Classic Detroit artists reflect on the growth of a ‘movement’

Hart Plaza
Detroit, MI

Words by Ben Solis
Photos By Paxahau Entertainment, Chad Stuemke, Rebel Butterfly, DJ Deus, Mark Tucker & Analog Giant


As landmark Detroit DJ Stacey Pullen meditates on the musical ark that helped bring American techno to the far reaches of the globe, he does it with the esteem of an aging admiral not quite content with giving up the captain’s chair.

“The more I travel the world and the more I play with new and different people, it’s obvious that we have a new generation of electronic dance music followers,” said Pullen, 42, a second-wave innovator of the Detroit techno sound. “It’s become a way of life in a lot of ways. For us, the first guys to do it, we feel like we’re still ambassadors for the city and the movement.”

As Pullen, his compatriots and a modern batch of sonic explorers get set to take the stage this Saturday at Movement Detroit 2012, fans of the old and new schools of electronic music have more than enough to look forward to.

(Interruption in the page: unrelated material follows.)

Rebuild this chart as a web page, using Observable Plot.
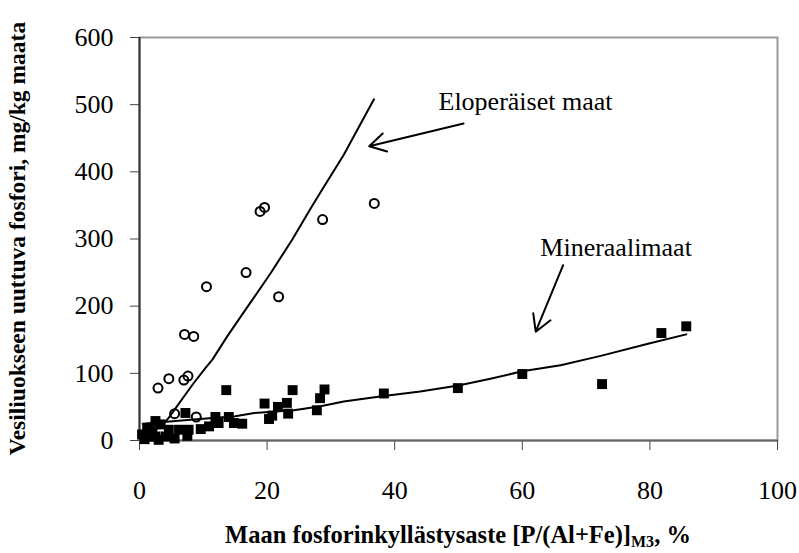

This year, the twisted urban landscape of Hart Plaza will again be transformed into the Memorial Day weekend event that is known world-wide as one of the most influential outdoor festivals for the genre. Movement has not only maintained its popularity with die-hards and those looking for a good party atmosphere, but the promoters and managers of the gig have sharpened their senses to deliver what many consider a case study in the evolution of the art form.



From classic acts like Pullen and founding father Kevin Saunderson, to newcomers Kyle Hall and modern hero Jimmy Edgar and John Arnold, the lineup this year really does have something for everyone.

Branching out to the semi-familiar territory of recognizing hip-hop’s influence on DJ culture and turntable trickery, socially conscious superstars Public Enemy will be closing out the crowd for an hour on Sunday – a huge step forward for Movement’s promotional prowess.

Aside from merely pointing patrons on a roadmap of where eclectic club music came from, and its possible future destination, the mix of diverse artists says more about the growth of the festival than it does the genre as a whole, according to Saunderson.

“I think just the fact that it has evolved and survived for so long is exciting,” said Saunderson, 47.

Saunderson is credited with helping to create a Detroit techno template with friends and collaborators Derrick May and Juan Atkins, who is also playing on Sunday night.

“It’ll be 25 years for me. I’m getting older, and the festival is too. I’m just excited that it continues as strong today,” he said.

Indeed, the festival has been through ups and downs, trying to not only maintain its niche but to also keep things fresh and relevant. Since taking over management and promotion for the festival in 2006, Paxahau Entertainment has been striving hard to offer both contemporary international and national acts while staying true to the Motor City’s roots, giving valuable headline time to the greats.

“I think keeping it going starts with the pride and the spirit of the festival first,” Pullen said. “We didn’t know when it started how important it was going to be. It had an identity crisis for a while, but Paxahau have really taken it places, while knowing they had to keep it true to its core.”

By putting the Detroit acts on a pedestal, all the while garnering fresh sponsors and DJs, the festival still kicks with heady and dance-ready mojo.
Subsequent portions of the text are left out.